(Charts and diagrams as code)
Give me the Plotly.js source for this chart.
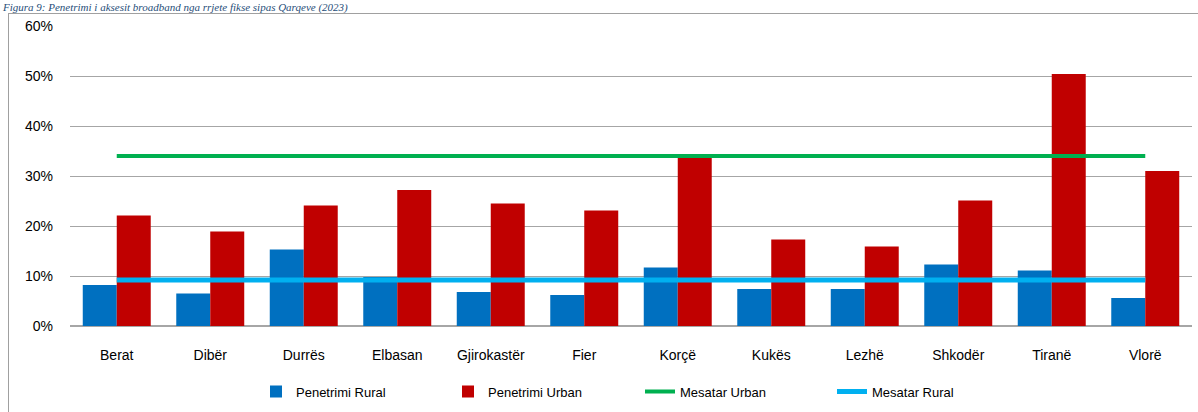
<!DOCTYPE html>
<html>
<head>
<meta charset="utf-8">
<script src="https://cdn.plot.ly/plotly-3.0.1.min.js"></script>
<style>
html,body{margin:0;padding:0;background:#fff;overflow:hidden;}
#wrap{position:relative;width:1198px;height:412px;overflow:hidden;}
#chart{position:absolute;left:0;top:0;width:1198px;height:412px;}
#frame{position:absolute;left:8px;top:13px;width:1300px;height:500px;border-left:1px solid #A0A0A0;border-top:1px solid #A0A0A0;pointer-events:none;}
</style>
</head>
<body>
<div id="wrap"><div id="chart"></div><div id="frame"></div></div>
<script>
const qarqet = ["Berat","Dibër","Durrës","Elbasan","Gjirokastër","Fier","Korçë","Kukës","Lezhë","Shkodër","Tiranë","Vlorë"];
const penetrimiRural = [0.082,0.065,0.153,0.098,0.068,0.062,0.117,0.074,0.074,0.123,0.111,0.056];
const penetrimiUrban = [0.221,0.189,0.241,0.272,0.245,0.231,0.338,0.173,0.159,0.251,0.504,0.310];
const mesatarUrban = qarqet.map(() => 0.340);
const mesatarRural = qarqet.map(() => 0.092);
const yTicks = [0,0.1,0.2,0.3,0.4,0.5,0.6];
const yTickText = ["0%","10%","20%","30%","40%","50%","60%"];
const titleText = "Figura 9: Penetrimi i aksesit broadband nga rrjete fikse sipas Qarqeve (2023)";

const font = "Liberation Sans, Arial, sans-serif";
const L = 70, R = 6, T = 26, B = 84;
const W = 1198, H = 412;
const pw = W - L - R, ph = H - T - B;
const px = v => (v - L) / pw;
const py = v => (H - B - v) / ph;

const traces = [
  {type:"bar", name:"Penetrimi Rural", x:qarqet, y:penetrimiRural, marker:{color:"#0070C0", line:{width:0}}},
  {type:"bar", name:"Penetrimi Urban", x:qarqet, y:penetrimiUrban, marker:{color:"#C00000", line:{width:0}}},
  {type:"scatter", mode:"lines", name:"Mesatar Urban", x:qarqet, y:mesatarUrban, line:{color:"#00B050", width:4}},
  {type:"scatter", mode:"lines", name:"Mesatar Rural", x:qarqet, y:mesatarRural, line:{color:"#00B0F0", width:5}}
];

const layout = {
  width:W, height:H,
  margin:{l:L, r:R, t:T, b:B, pad:0},
  paper_bgcolor:"rgba(0,0,0,0)", plot_bgcolor:"rgba(0,0,0,0)",
  barmode:"group", bargap:0.273, bargroupgap:0,
  font:{family:font, size:13, color:"#000"},
  showlegend:true,
  legend:{orientation:"h", x:px(256), xanchor:"left", y:py(394), yanchor:"middle",
          font:{family:font, size:13, color:"#000"}, itemwidth:30, entrywidth:147, entrywidthmode:"pixels",
          traceorder:"normal", bgcolor:"rgba(0,0,0,0)"},
  xaxis:{type:"category", range:[-0.5,11.5], showgrid:false, zeroline:false, showline:false,
         ticks:"", tickfont:{family:font, size:14, color:"#000"}, ticklabelstandoff:19, fixedrange:true},
  yaxis:{range:[0,0.6], tickvals:yTicks, ticktext:yTickText, showgrid:true, gridcolor:"#A6A6A6", gridwidth:1,
         zeroline:true, zerolinecolor:"#A6A6A6", zerolinewidth:1.5, showline:false, ticks:"",
         tickfont:{family:font, size:14, color:"#000"}, ticklabelstandoff:16, fixedrange:true},
  annotations:[
    {text:titleText, xref:"paper", yref:"paper", x:px(1), xanchor:"left", y:py(0), yanchor:"top",
     showarrow:false, borderpad:0,
     font:{family:"Liberation Serif, serif", size:11, color:"#1F4E79", style:"italic"}}
  ]
};

Plotly.newPlot("chart", traces, layout, {displayModeBar:false, staticPlot:true});
</script>
</body>
</html>
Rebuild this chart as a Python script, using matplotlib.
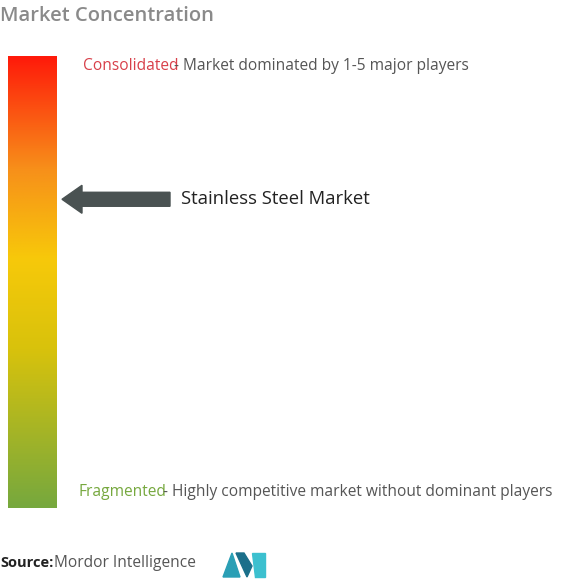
import numpy as np
import matplotlib.pyplot as plt
from matplotlib.colors import LinearSegmentedColormap
from matplotlib.patches import Polygon

title = "Market Concentration"
market = "Stainless Steel Market"
market_level = 0.683  # fraction from bottom (fragmented=0, consolidated=1)
grad_stops = [0.0, 0.35, 0.55, 0.75, 1.0]
grad_colors = ["#76a83e", "#d8c20c", "#f7c90a", "#f7901a", "#ff1a0a"]

W, H = 564, 580
fig = plt.figure(figsize=(W/100, H/100), dpi=100)
ax = fig.add_axes([0, 0, 1, 1])
ax.set_xlim(0, W); ax.set_ylim(H, 0); ax.axis('off')

cmap = LinearSegmentedColormap.from_list("c", list(zip(grad_stops, grad_colors)))
grad = np.linspace(1, 0, 256).reshape(-1, 1)
x0, x1, y0, y1 = 8, 57, 56, 508
ax.imshow(grad, cmap=cmap, aspect='auto', extent=[x0, x1, y1, y0], vmin=0, vmax=1)

ax.text(0, 16, title, fontsize=14.5, color="#8a8a8a", va='center', ha='left', family='Open Sans', fontweight='semibold')
ax.text(83, 66, "Consolidated", fontsize=11.2, color="#d8404a", va='center', family='Open Sans')
ax.text(174, 66, "- Market dominated by 1-5 major players", fontsize=11.2, color="#555555", va='center', family='Open Sans')
ax.text(78, 492, "Fragmented", fontsize=11.2, color="#76a83e", va='center', family='Open Sans')
ax.text(163, 492, "- Highly competitive market without dominant players", fontsize=11.2, color="#555555", va='center', family='Open Sans')

ya = y1 - market_level * (y1 - y0)
ax.add_patch(Polygon([(170, ya-7), (82, ya-7), (82, ya-14), (62, ya), (82, ya+14), (82, ya+7), (170, ya+7)],
                     closed=True, color="#4a5252"))
ax.text(181, ya, market, fontsize=13.3, color="#222222", va='center', family='Open Sans')

ax.text(0, 563, "Source:", fontsize=10.5, color="#222222", va='center', fontweight='bold', family='Open Sans')
ax.text(54, 563, "Mordor Intelligence", fontsize=11.2, color="#555555", va='center', family='Open Sans')
ax.add_patch(Polygon([(223, 577), (232, 553), (240, 577)], color="#2a9fb5"))
ax.add_patch(Polygon([(236, 553), (247, 577), (252, 566), (244, 553)], color="#1b6f8a"))
ax.add_patch(Polygon([(252, 553), (265, 553), (265, 577), (255, 577)], color="#3cc0cf"))
fig.savefig("out.png", dpi=100)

## TASK INSTRUCTIONS
Copy the lines above exactly, starting with the line that contains "Rebuild this chart" and ending with the line that contains "from matplotlib.patches import Polygon", and leave out any pictures.

## EXERCISE RESULT
Rebuild this chart as a Python script, using matplotlib.
import numpy as np
import matplotlib.pyplot as plt
from matplotlib.colors import LinearSegmentedColormap
from matplotlib.patches import Polygon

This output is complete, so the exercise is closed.